Monday, January 9, 2012

U.S. citizen sentenced to death in Iran termed "mohareb" and "mofsed"

By Nasser Karimi, The Associated Press, in Globe and Mail, January 9, 2012
An Iranian court has convicted an American man of working for the CIA and sentenced him to death, state radio reported Monday, in a case adding to the accelerating tension between the United States and Iran.

Iran charges that as a former U.S. Marine, Amir Mirzaei Hekmati received special training and served at U.S. military bases in Iraq and Afghanistan before heading to Iran for his alleged intelligence mission. The radio report did not say when the verdict was issued. Under Iranian law, he has 20 days to appeal. ...
U.S. State Department has demanded Mr. Hekmati’s release.

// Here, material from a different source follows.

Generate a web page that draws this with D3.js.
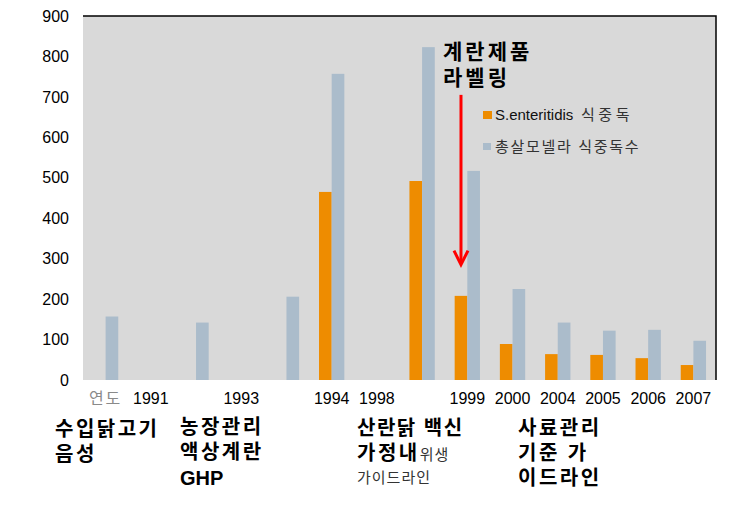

The court convicted him of working with a hostile country, belonging to the CIA and trying to accuse Iran of involvement in terrorism, Monday’s report said.
In its ruling, a branch of Tehran Revolutionary Court described Mr. Hekmati as a mohareb, an Islamic term that means a fighter against God, and a mofsed, or one who spreads corruption on earth. Both terms appear frequently in Iranian court rulings.
In a closed court hearing in late December, the prosecution asked for the death sentence for Mr. Hekmati.
mohareb: Islamic term meaning fighter against God
mofsed: Islamic term meaning one who spreads corruption on earth
As we continue to learn more terms from the Islamic lexicon, we begin to grasp the depth of the contempt for the west, especially the U.S. in the Iranian political culture.
Even if the Swiss are given access to Mr. Hekmati, is there anyone who thinks that the State Department's request for his release will be granted, at least until the last drop of diplomatic and public relations "benefit" has been squeezed from this story? And, if then, only with another barrage of assaults in diplomatic and political rhetoric against the U.S.
In the midst of the "Hormuz" exercises and the political rhetoric that accompanies that drama, this story has the effect of escalating the tension yet another mark on the scale. And we will have to watch to see if and when other boiling bubbles of tension emerge from this theatre of geopolitics.
From the perspective of the west, one has to wonder if those two terms, "mohareb" and "mofsed" might not equally and easily be applied to Iran itself.
Who is this God for whom Iran is contending and what is this corruption that Iran is spreading on earth?
And is their definition of God the only one to be accepted on the planet?
And is their definition of corruption the only one to be accepted here?
And where are the court rooms that represent the international community in which such arguments might be aired, including the arguments for tolerance of a different kind of God, and a different conception of corruption?
And when will such arguments be conducted formally? And by which proponents of each definition.
While there are obviously political, economic, military and security issues to be confronted, there are also religious and faith issues that underly much of the current tension between the Islamic radicals, both Sunni and Shia, and even within the Islamic communities, that demand decades of discussion, debate, and compromise, without semeing to warrant the attention of the policy makers, the diplomats and the strategists on both sides.
Would it not be tragically ironic for the world to go to the brink of open military conflict, for religious differences, when religion is supposed to be the agent that openly and overtly strives for peace, love and tolerance?
Are we on the cusp of another period analogous to the Middle Ages with the "holy" crusades leading to the slaughter of the innocent in the name of God...whomever and however such God is conceived? It certainly feels as if that question is not off base.